I have a bunch of Canon 600EX-RT and have been stymied as how to use them alongside my Flashpoint Streaklight 360ws. This little unit from Yongnuo is the perfect solution for me.

It allows my Streaklight to talk to my ST-E3-RT and fire just as though it were a Canon flash. I can now use all my flash together!

I cannot speak to the E-TTL functionality. I use all my flash in manual mode so E-TTL is not a concern for me and the way I shoot portraits. I have no idea how well this would work under an E-TTL protocol.

I do know that I have complete manual control of my Streaklight (turning the dial on the Streaklight itself) and that it fires very reliably. No misfires.

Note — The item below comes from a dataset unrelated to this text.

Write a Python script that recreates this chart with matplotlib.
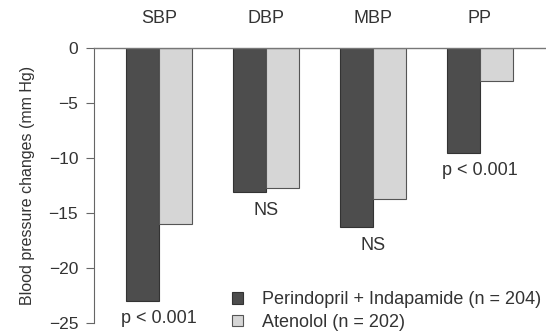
import numpy as np
import matplotlib.pyplot as plt

categories = ['SBP', 'DBP', 'MBP', 'PP']
perindopril = [-23.0, -13.05, -16.3, -9.55]
atenolol = [-16.0, -12.7, -13.7, -3.0]
notes = ['p < 0.001', 'NS', 'NS', 'p < 0.001']
note_y = [-24.6, -14.8, -18.0, -11.1]
labels = ['Perindopril + Indapamide (n = 204)', 'Atenolol (n = 202)']

plt.rcParams['font.family'] = ['Liberation Sans', 'DejaVu Sans']

fig = plt.figure(figsize=(5.46, 3.33), dpi=100)
ax = fig.add_axes([0.172, 0.03, 0.828, 0.826])

x = np.arange(len(categories))
w = 0.31
ax.bar(x - w / 2, perindopril, w, color='#4d4d4d', edgecolor='#333333', linewidth=0.8, label=labels[0])
ax.bar(x + w / 2, atenolol, w, color='#d6d6d6', edgecolor='#555555', linewidth=0.8, label=labels[1])

for i in range(len(categories)):
    ax.text(x[i], note_y[i], notes[i], ha='center', va='center', fontsize=13, color='#333333')

ax.set_xlim(-0.607, 3.62)
ax.set_ylim(-25, 0)
ax.set_yticks([0, -5, -10, -15, -20, -25])
ax.set_yticklabels(['0', '\u22125', '\u221210', '\u221215', '\u221220', '\u221225'])
ax.tick_params(axis='y', direction='out', length=5.8, width=0.8, color='#666666',
               labelsize=12.5, labelcolor='#333333', pad=5.5)

ax.xaxis.tick_top()
ax.set_xticks(x)
ax.set_xticklabels(categories)
ax.tick_params(axis='x', length=0, labelsize=13, labelcolor='#333333', pad=15)

ax.spines['right'].set_visible(False)
ax.spines['bottom'].set_visible(False)
ax.spines['top'].set_color('#777777')
ax.spines['left'].set_color('#666666')
ax.spines['top'].set_linewidth(1.0)
ax.spines['left'].set_linewidth(0.8)

ax.set_ylabel('Blood pressure changes (mm Hg)', fontsize=11.5, color='#333333', labelpad=10)

fig.legend(loc='lower left', bbox_to_anchor=(0.396, -0.042), frameon=False, fontsize=13,
           handlelength=0.6, handleheight=0.6, handletextpad=1.05, labelspacing=0.3,
           labelcolor='#333333')

fig.savefig('out.png', dpi=100)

Anyway, for those who have non-RT Canon legacy speedlites that would like to switch to RT without dumping your perfectly good flash units, this is the ticket at $39 each. You'll need a hotshoe mounted transmitter too.

I swore I would never buy a Yongnuo product because they seem to reverse engineer and pirate a lot of tech. However, Canon does not make one of these and should.

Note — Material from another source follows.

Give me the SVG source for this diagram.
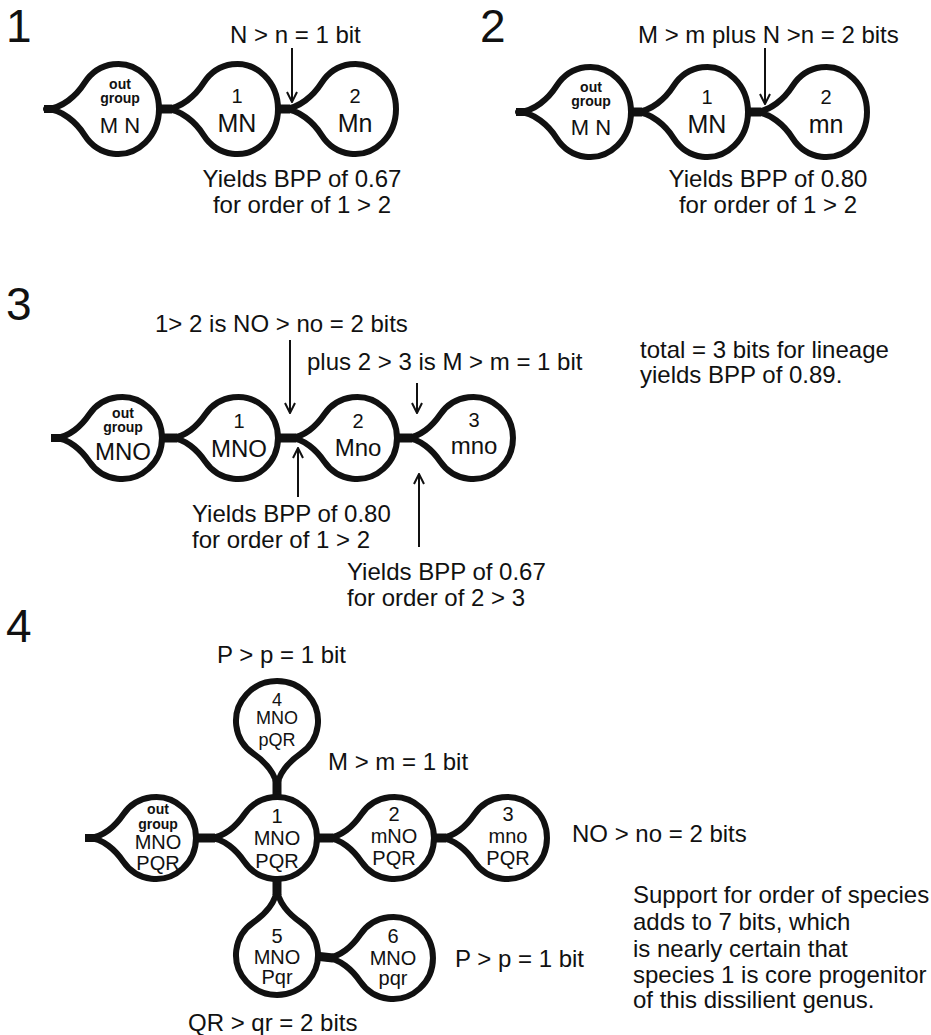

Hope this helps somebody. 1000 thanks to kphoto99 for the advice in another thread.


----------



## Talys (Mar 5, 2017)

Neat... thanks!

I find that Yongnuo is kind of like Neewer. There are a couple of gems, and piles of garbage. ;D

As a comparable, I use a Neewer remote trigger that can be used for a shutter release or flash trigger that works amazingly well. I also have some Yongnuo LED panels for miniature photography, but they aren't good for much else.


----------